Monia Ben Hamouda

Fragments of Fire Worship Presented by Bvlgari
Fragments of Fire Worship 
PRESENTED by fondazionE bvlgari Collateral Event of the Biennale Arte 2026
 
As part of the Biennale’s Collateral Events, the Biblioteca Nazionale Marciana in Piazza San Marco will host the first exhibition promoted by Fondazione Bvlgari, with artists Lara Favaretto and Monia Ben Hamouda. Ben Hamouda has won the biennial prize established in 2017 by the Maison in collaboration with MAXXI, the National Museum of 21 st Century Arts, now carried forward by Fondazione Bvlgari.
 
 
In a world shaped by conflict, where the destruction of memory is an integral part of military strategy, Fragments of Fire Worship proposes a non-monumental form of resistance. It does not preserve, but exposes; it does not archive, but allows things to filter through. A blaze that does not destroy, but holds. A light that does not clarify. A cult of the unfinished, of wounded language, of knowledge that survives despite — and within — its constant threat of disappearance.
 
In the current geopolitical landscape, writing is among the first territories to be occupied: archives destroyed, books burned, languages marginalized, alphabets erased or rendered illegible. Fire returns cyclically as a tool of power — a gesture of purification, a punitive act, a strategy for the annihilation of memory. Yet fire is also what makes things visible, what leaves traces, what transforms without guaranteeing a stable form.
 
Fragments of Fire Worship moves within this ambivalence: it does not represent the fire, but adopts its logic.

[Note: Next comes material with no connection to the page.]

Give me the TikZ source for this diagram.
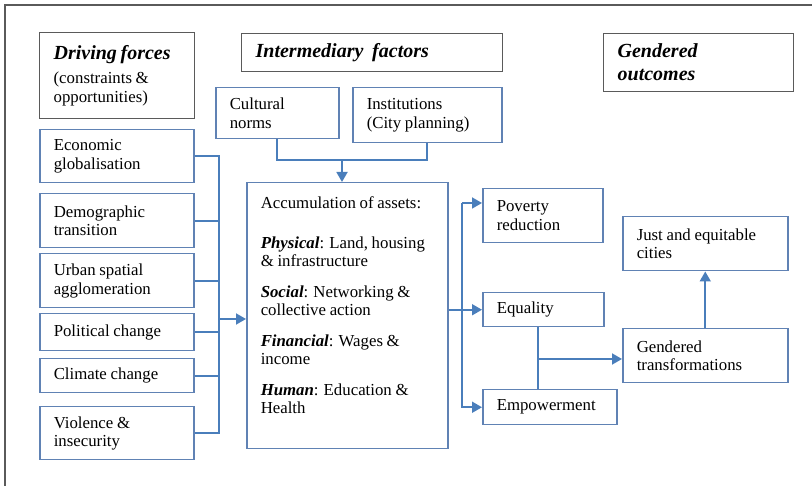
\documentclass[tikz,border=0pt]{standalone}
\usepackage{fontspec}
\setmainfont[WordSpace=0.8]{Liberation Serif}
\usetikzlibrary{arrows.meta}
\definecolor{boxblue}{RGB}{96,130,180}
\definecolor{lineblue}{RGB}{74,126,187}
\definecolor{headgray}{RGB}{90,90,90}
\newcommand\txtfont{\fontsize{16.8}{18.5}\selectfont}
\newcommand\hdfont{\fontsize{20}{23}\selectfont\bfseries\itshape}

\begin{document}
\begin{tikzpicture}[x=1pt,y=-1pt,
  box/.style={draw=boxblue, line width=1.5pt, anchor=north west, align=left, inner xsep=14pt, inner ysep=0pt, font=\txtfont,
    execute at begin node={\spaceskip=0.22em plus 0.1em\relax}},
  head/.style={box, draw=headgray, line width=1.3pt},
  sz/.style n args={2}{text width=#1pt, minimum height=#2pt},
  conn/.style={draw=lineblue, line width=1.8pt},
  arr/.style={conn, -{Triangle[width=11pt,length=10pt]}}]
\useasboundingbox (0,0) rectangle (812,486);
\draw[headgray, line width=1.4pt] (5,486) -- (5,5) -- (812,5);

\node[head, sz={127}{86}] (drive) at (39,32) {{\hdfont Driving forces}\\[6pt](constraints \&\\opportunities)};
\node[head, sz={233}{38}, font=\hdfont] (inter) at (241,33) {Intermediary\ \ factors};
\node[head, sz={162}{58}, font=\hdfont] (gend) at (603,33) {Gendered\\outcomes};

\node[box, sz={126}{53}] (econ) at (39,129) {Economic\\globalisation};
\node[box, sz={126}{54}] (demo) at (39,193) {Demographic\\transition};
\node[box, sz={126}{54}] (urban) at (39,253) {Urban spatial\\agglomeration};
\node[box, sz={126}{37}] (polit) at (39,313) {Political change};
\node[box, sz={126}{34}] (clim) at (39,358) {Climate change};
\node[box, sz={126}{53}] (viol) at (39,406) {Violence \&\\insecurity};

\node[box, sz={95}{51}] (cult) at (215,87) {Cultural\\norms};
\node[box, sz={121}{55}] (inst) at (352,87) {Institutions\\(City planning)};

\node[box, inner ysep=14pt] (assets) at (246,182) {\parbox[t][238pt][t]{173pt}{\raggedright
  Accumulation of assets:\\[21pt]
  \textbf{\textit{Physical}}: Land, housing \& infrastructure\\[12pt]
  \textbf{\textit{Social}}: Networking \& collective action\\[12pt]
  \textbf{\textit{Financial}}: Wages \& income\\[12pt]
  \textbf{\textit{Human}}: Education \& Health}};

\node[box, sz={92}{54}] (pov) at (482,188) {Poverty\\reduction};
\node[box, sz={93}{34}] (equal) at (482,292) {Equality};
\node[box, sz={106}{35}] (empow) at (482,389) {Empowerment};
\node[box, sz={137}{54}] (just) at (622,216) {Just and equitable\\cities};
\node[box, sz={137}{54}] (gtrans) at (622,328) {Gendered\\transformations};

\coordinate (lbus) at (219,319);
\draw[conn] (econ.east) -| (lbus) |- (viol.east);
\foreach \n in {demo,urban,polit,clim}
  \draw[conn] (\n.east) -- (\n.east -| lbus);
\draw[arr] (lbus) -- (lbus -| assets.west);

\coordinate (merge) at (342,160);
\draw[conn] (cult.south) |- (merge) -| (inst.south);
\draw[arr] (merge) -- (merge |- assets.north);

\coordinate (rbus) at (462,203);
\draw[arr] (rbus) -- (rbus -| pov.west);
\draw[arr] (rbus) |- (empow.west);
\draw[arr] (assets.east |- equal.west) -- (equal.west);

\coordinate (join) at (538,359);
\draw[conn] (equal.south -| join) -- (empow.north -| join);
\draw[arr] (join) -- (join -| gtrans.west);
\draw[arr] (gtrans.north) -- (just.south);
\end{tikzpicture}
\end{document}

The work takes shape in a time of diffuse combustion — a time in which language is subjected to extreme pressure, words emptied out, weaponized, censored, or turned into instruments of control. It emerges from this friction: from the impossibility of saying everything and the necessity of not remaining silent.
 
The signs that compose it present themselves as active remnants of a broken script, luminous presences that resist translation and clarity as an imposed value.
 
Inserted into a space historically devoted to the preservation of knowledge, the work does not celebrate its authority, but introduces a fracture. In a place founded on order, cataloguing, and transmission, these opaque signs render visible what every archive tends to remove: selection, exclusion, loss.
Not everything that exists can be preserved; not everything that is preserved can be read. Fragments of Fire Worshipoperates precisely within this zone of friction, where knowledge ceases to appear neutral and reveals its exposure to risk.